I have no idea what the Ministry of Culture will decide to do, but I seriously doubt that Catholic Christians will have any real say in the matter. Oh, to be sure, bishops and priests and a few devout laypeople will be assigned to committees. But they’ll have no ability to dictate or even to veto. Bureaucrats may decide that the principles of PR recommend a respectful stance towards believers, and no doubt they’ll make friendly noises. But I don’t see how the final product can fail to embody the interests of the European technocratic elite, as opposed to those of faithful Christians.

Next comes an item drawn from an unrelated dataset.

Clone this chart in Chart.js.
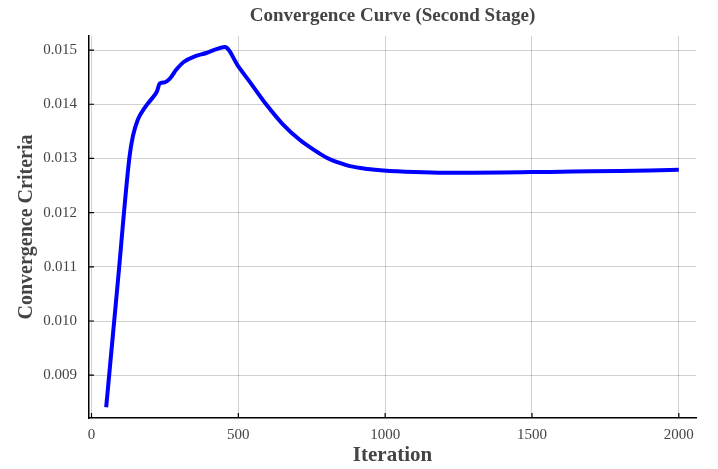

And that’s one of the more significant elements of this story: What it reminds us about the long and complex intertwining of the western church with the modern nation-state. You can’t understand the current rebuilding project without understanding the crowning of Charlemagne by Pope Leo III, in St. Peter’s Basilica on Christmas Day of the year 800; and Pope Gregory VII’s role the Investiture Controversy, with its culmination in the humiliation of Henry IV in the snow at Canossa; and the emergence of the Cuius regio, eius religio principle in the Reformation era; and the violent dechristianizing of France during the Revolution; and the vain struggle of Pio Nono against the unification of Italy, ending in the elimination of the Papal States and the loss of all secular power for the Papacy; and the emergence of the Deutsche Christen in the Nazi era, when German pastors competed with one another to defend the celebrate the subservience of (especially but not only) the Lutherans to Hitler.

That long slow transfer of power is over now. The tiger the Church hoped to tame has eaten it. The building on the Île de la Cité dedicated 800 years ago to the Blessed Virgin Mary belongs wholly to the bureaucrats now. The rest of us will just have to stand by to see what they do with it.